D’autre part, Gilles Pronovost n’hésite pas à souligner, dès les premières pages de son ouvrage, que « presque tous les chapitres qui composent celui-ci s’appuient sur des données empiriques » (p. 1). En effet, en ces pages, les lecteurs ne verront pas à l’oeuvre les théories de haut vol de Pierre Bourdieu sur la distinction révélée par l’« anatomie du goût », ni celles de Bernard Lahire qui, inversement, cherchent à montrer que la culture des individus ne constitue pas forcément un vecteur de différenciation sociale. L’auteur ne les ignore toutefois pas en examinant les données. Loin d’être un empiriste de stricte obédience, il n’est pas dupe face aux « enquêtes de participation » ou d’« emploi du temps » savamment élaborées, mais maintes fois sur la base du « domaine de compétence ou du champ d’intérêt de leurs commanditaires ». Si les précautions sont effectivement de mise sur le plan méthodologique, ces mêmes enquêtes sous-tendent des théories sujettes à prudence tant elles renferment « des biais culturels », pour ne pas dire une « représentation culturelle de la culture » (p. 12). Gilles Pronovost les débusque, les explicite et y remédie en montrant sur pièces les différences entre les nomenclatures et les dénominations utilisées d’un pays à l’autre, sinon d’une enquête à l’autre, afin de désigner et de cerner les activités culturelles et l’emploi du temps que comporte le menu des individus dans leur « temps libre » modulé selon l’âge. En raison de leur âge, les activités des jeunes sont riches en pratiques culturelles tandis que, à l’inverse, et contrairement au lieu commun, retraite précoce et temps libre ne font pas nécessairement bon ménage comme le montre l’analyse comparative des cas français et québécois dans le chapitre « Les retraités et la civilisation du loisir ».
Impossible ici de donner un aperçu exact de la somme d’informations contenues en neuf chapitres aux titres éloquents – par exemple, « le déclin de la télévision généraliste » – et vers lesquels les lecteurs se dirigeront selon leurs intérêts et sans nécessairement respecter l’ordre d’entrée. En plongeant dans les données et en suivant à la lettre le jeu des croisements brillamment orchestrés par son auteur, l’ouvrage nous apprend, par exemple, que le taux de lecture a chuté au Québec comme ailleurs, chez les jeunes principalement. En revanche, les bibliothèques gagnent en popularité, y compris dans les rangs de la jeunesse. La presse people –selon l’expression en vogue dans ce pays – ne cesse de progresser en France tandis qu’elle décline au Québec au profit des revues d’art ! La lecture est souvent motivée par les études ou le travail.
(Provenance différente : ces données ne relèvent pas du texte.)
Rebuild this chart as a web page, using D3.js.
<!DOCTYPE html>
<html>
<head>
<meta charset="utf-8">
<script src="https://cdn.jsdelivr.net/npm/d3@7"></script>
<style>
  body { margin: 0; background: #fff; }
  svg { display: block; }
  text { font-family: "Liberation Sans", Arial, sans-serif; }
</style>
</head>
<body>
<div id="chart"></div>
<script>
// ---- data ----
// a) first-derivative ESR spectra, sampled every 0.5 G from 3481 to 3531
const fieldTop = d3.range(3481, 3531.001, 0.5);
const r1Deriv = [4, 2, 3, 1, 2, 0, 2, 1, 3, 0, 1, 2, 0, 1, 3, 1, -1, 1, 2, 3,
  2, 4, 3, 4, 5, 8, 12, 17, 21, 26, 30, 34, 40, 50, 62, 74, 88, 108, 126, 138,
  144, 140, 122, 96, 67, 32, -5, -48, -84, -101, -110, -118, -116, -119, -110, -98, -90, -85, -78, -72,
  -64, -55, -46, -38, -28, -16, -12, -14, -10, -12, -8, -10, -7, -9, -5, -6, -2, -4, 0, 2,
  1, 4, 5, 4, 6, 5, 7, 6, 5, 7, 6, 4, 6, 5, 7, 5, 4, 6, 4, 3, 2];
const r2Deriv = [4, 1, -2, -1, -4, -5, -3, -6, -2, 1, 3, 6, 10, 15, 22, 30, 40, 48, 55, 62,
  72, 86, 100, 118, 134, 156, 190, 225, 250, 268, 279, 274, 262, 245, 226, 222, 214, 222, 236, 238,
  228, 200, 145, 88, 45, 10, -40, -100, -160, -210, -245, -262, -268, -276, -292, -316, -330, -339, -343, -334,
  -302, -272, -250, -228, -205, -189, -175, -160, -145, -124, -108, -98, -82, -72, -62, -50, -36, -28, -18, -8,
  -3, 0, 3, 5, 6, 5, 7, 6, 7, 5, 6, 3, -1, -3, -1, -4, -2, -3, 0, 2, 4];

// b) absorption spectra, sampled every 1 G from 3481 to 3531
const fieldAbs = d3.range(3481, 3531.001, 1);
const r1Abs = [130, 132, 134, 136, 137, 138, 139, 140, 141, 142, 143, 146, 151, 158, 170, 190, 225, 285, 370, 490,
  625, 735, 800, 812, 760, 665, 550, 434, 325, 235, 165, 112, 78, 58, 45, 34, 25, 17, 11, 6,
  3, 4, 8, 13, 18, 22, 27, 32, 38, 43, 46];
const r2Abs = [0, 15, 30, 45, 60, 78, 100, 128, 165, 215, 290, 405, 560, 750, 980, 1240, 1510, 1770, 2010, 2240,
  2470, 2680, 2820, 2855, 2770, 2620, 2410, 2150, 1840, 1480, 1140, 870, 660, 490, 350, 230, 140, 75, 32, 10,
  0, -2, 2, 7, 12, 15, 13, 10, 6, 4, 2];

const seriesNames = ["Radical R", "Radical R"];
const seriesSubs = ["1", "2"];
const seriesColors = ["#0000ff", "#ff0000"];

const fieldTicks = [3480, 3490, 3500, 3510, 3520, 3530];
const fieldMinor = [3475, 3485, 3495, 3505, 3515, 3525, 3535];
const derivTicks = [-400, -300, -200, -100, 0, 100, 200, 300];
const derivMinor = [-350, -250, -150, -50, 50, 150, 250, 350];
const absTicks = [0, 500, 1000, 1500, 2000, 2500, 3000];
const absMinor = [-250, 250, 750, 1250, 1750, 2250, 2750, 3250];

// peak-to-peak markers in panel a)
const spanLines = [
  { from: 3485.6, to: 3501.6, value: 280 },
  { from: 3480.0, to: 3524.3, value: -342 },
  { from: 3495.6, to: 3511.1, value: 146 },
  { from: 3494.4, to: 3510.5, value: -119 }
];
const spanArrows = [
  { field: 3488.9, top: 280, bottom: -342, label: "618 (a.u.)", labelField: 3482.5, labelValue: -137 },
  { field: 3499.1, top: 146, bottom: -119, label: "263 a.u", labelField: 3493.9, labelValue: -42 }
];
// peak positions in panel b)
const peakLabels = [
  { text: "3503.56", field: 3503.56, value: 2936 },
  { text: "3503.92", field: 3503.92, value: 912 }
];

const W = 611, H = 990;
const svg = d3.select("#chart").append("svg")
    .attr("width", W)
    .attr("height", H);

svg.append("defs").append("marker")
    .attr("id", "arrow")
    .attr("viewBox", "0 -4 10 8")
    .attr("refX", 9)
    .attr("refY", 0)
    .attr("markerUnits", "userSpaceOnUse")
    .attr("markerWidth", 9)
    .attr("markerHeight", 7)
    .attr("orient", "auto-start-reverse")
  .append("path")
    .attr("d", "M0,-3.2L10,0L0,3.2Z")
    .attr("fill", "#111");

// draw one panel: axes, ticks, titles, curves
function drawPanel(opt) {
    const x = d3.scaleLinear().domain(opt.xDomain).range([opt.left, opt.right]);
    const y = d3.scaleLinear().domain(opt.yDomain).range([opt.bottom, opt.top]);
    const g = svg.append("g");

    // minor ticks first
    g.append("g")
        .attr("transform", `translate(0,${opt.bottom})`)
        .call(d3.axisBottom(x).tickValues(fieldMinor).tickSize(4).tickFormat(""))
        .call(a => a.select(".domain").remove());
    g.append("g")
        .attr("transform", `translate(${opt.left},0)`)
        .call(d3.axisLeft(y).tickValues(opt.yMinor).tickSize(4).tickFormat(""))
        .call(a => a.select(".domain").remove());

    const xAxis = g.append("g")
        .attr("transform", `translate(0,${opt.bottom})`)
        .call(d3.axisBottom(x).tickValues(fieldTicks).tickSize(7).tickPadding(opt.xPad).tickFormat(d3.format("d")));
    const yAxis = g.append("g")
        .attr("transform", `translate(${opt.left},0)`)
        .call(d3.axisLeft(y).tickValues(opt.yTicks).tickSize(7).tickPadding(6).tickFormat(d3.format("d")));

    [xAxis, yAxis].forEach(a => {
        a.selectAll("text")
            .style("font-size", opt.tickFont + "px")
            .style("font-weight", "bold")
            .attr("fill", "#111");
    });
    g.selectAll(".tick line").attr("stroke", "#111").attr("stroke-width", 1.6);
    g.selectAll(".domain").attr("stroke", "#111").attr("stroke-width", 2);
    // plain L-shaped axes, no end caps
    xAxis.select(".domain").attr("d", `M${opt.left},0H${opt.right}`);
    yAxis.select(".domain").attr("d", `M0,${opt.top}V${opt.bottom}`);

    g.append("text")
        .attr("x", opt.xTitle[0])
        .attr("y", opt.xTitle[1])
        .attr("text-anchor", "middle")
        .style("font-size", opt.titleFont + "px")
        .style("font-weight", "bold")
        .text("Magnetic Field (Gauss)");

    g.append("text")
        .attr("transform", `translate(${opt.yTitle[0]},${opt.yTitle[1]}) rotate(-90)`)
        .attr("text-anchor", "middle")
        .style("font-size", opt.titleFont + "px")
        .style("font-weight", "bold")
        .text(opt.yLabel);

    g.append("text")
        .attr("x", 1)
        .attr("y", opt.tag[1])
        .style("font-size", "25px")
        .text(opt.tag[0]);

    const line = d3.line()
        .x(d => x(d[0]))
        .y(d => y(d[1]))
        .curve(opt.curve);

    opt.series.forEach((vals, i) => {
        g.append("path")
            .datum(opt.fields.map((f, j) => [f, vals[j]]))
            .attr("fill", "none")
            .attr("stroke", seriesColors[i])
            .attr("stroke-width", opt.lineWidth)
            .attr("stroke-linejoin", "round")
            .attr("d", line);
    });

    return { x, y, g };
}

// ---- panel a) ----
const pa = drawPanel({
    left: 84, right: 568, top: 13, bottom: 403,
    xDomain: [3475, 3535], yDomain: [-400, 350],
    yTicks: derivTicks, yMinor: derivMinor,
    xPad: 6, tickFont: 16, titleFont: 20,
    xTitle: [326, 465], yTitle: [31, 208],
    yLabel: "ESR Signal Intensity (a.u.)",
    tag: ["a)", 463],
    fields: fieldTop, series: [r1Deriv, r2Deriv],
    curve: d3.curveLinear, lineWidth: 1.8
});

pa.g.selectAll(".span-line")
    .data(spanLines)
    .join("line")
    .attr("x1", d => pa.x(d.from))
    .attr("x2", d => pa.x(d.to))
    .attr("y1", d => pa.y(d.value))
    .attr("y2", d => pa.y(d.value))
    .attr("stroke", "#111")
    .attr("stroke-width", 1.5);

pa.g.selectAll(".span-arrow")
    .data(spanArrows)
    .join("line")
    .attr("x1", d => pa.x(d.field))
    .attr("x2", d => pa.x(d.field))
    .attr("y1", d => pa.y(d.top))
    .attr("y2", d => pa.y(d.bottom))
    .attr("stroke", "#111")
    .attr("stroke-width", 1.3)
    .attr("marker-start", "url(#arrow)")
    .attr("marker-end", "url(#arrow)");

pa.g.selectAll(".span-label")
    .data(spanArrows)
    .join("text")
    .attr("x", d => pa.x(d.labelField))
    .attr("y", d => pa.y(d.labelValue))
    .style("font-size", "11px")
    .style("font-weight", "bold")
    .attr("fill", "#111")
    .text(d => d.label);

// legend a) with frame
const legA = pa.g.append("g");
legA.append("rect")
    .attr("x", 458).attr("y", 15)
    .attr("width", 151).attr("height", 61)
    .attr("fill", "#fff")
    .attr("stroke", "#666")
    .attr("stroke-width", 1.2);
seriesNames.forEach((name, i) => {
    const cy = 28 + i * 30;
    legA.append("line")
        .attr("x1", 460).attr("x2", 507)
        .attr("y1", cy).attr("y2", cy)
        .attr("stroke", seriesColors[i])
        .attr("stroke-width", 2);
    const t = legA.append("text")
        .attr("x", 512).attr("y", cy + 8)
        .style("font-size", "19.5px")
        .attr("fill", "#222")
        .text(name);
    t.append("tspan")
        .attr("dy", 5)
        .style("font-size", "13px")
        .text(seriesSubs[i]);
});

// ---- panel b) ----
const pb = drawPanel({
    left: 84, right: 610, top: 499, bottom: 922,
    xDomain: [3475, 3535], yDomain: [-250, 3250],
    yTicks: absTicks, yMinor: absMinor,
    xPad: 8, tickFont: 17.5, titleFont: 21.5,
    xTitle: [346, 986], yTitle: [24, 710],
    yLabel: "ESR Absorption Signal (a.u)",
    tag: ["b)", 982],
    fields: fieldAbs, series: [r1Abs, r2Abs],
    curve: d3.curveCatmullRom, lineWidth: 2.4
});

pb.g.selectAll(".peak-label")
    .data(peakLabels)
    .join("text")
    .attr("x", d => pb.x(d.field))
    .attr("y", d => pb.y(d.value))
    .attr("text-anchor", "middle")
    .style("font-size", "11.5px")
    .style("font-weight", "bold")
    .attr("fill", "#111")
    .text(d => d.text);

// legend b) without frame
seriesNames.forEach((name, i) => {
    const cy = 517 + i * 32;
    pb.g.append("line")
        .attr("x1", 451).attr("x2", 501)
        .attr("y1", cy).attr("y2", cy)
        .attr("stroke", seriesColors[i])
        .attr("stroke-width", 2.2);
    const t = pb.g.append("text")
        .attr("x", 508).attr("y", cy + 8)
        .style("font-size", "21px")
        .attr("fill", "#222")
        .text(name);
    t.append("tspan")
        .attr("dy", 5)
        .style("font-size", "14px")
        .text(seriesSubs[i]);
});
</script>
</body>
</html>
Les taux d’assistance aux spectacles, aux concerts ou à l’opéra au Québec se comparent avantageusement aux données américaines et s’élèvent si on a soin d’ajouter la participation aux « spectacles de rue » (ou en plein air) qui, comme en France, progresse de manière fulgurante. Les arts visuels et le théâtre attirent des publics restreints, mais obtiennent la faveur des foules grâce à la médiation de la télévision. La médiatisation de la culture est d’ailleurs responsable, à bien des égards, de la popularité de nombreuses pratiques culturelles sous l’optique du temps d’écoute consacré aux médias qui se vouent à leur diffusion sur une large échelle. L’« idéologie » (p. 5) de la participation culturelle sous l’égide de la civilisation des loisirs correspond dans cette voie à une « démocratisation relative ».
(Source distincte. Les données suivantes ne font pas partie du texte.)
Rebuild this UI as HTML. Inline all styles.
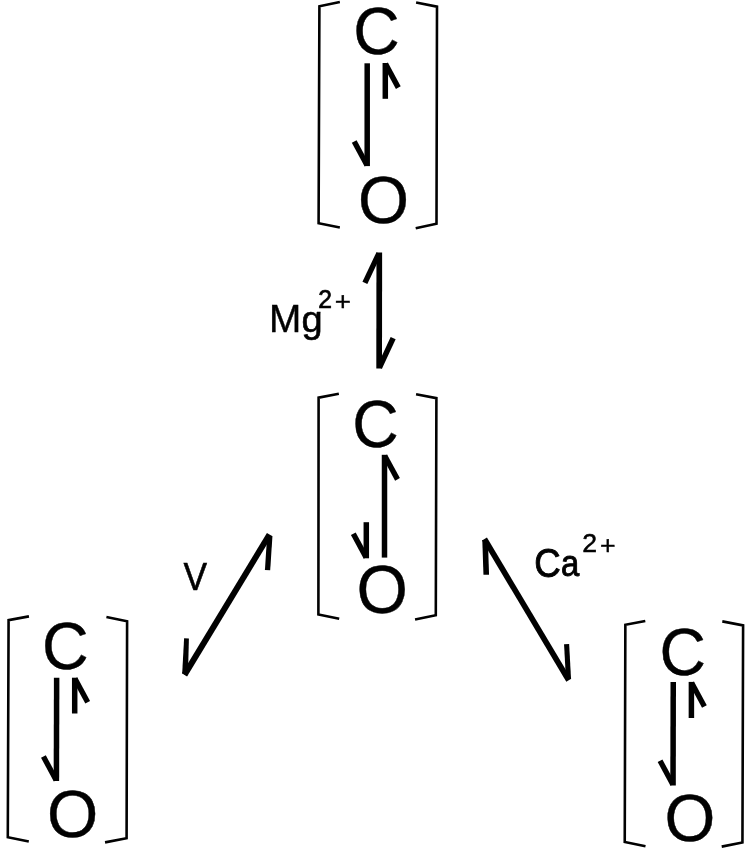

L’analyse des données combine progressivement des considérations qui, en filigrane, donnent corps à la théorie qui cherche à expliquer la culture des individus. Les habitudes et activités passées au crible tendent largement à se former sous l’emprise de la culture populaire. La téléréalité et le divertissement à tout prix sont massivement prisés par rapport aux émissions et aux oeuvres dites « sérieuses » d’ailleurs délaissées par les responsables de la télévision, y compris des chaînes publiques. Serait-ce là véritablement la culture populaire ? Dans cette même perspective, on note de nos jours la tendance à vouloir composer son menu à la carte en matière de pratiques culturelles comme l’illustre la fragmentation de l’écoute de la télévision née de l’aptitude acquise par les téléspectateurs d’établir de leur propre chef l’horaire de leurs émissions de prédilection en recourant à un prix raisonnable aux chaînes et aux services spécialisés accessibles d’une simple pression du doigt. Dans cette voie, l’emploi du temps consacré aux pratiques culturelles tombe- t-il immanquablement sous le coup des médias/culture qui, chez nombre d’auteurs, désignent les « produits » issus des industries culturelles et élaborés selon les lois du marché ? À l’ère de l’individualisme ou plus exactement de l’individualisation, chacun s’imagine être responsable, à sa seule échelle, de son programme culturel, taillé sur mesure, alors qu’en vérité les mêmes productions, voire les mêmes pratiques culturelles figurent au menu de tout un chacun.
Sous cet apparent paradoxe, les pratiques culturelles tendent-elles aujourd’hui à défier les enquêtes de participation culturelle et d’emploi du temps ? Chacun peut composer à sa guise son programme musical sur son Ipod et l’écouter quand bon lui semble. Naviguer sur Internet se révèle de nos jours une activité culturelle malgré l’absence de ce moyen tangible qu’est l’imprimé. Comment établir le budget-temps de ces pratiques culturelles ? À ce chapitre, faute de données fiables, Gilles Pronovost ne tient pas compte de la navigation sur Internet qui, chez les jeunes, entre de nos jours dans leurs habitudes culturelles et correspond dans leur esprit à cette activité qu’est la lecture. Les enquêtes sur les pratiques culturelles accusent ici moins leurs limites ou leurs biais que la relativité de mesures issues d’une « représentation culturelle de la culture » basée sur une « vision occidentale de la culture » et les normes sociales en vigueur. La lecture attentive de Temps sociaux et pratiques culturelles convaincra ses lecteurs à cet égard tout en leur apportant une mine d’informations qui fait de ce livre un ouvrage de référence indispensable.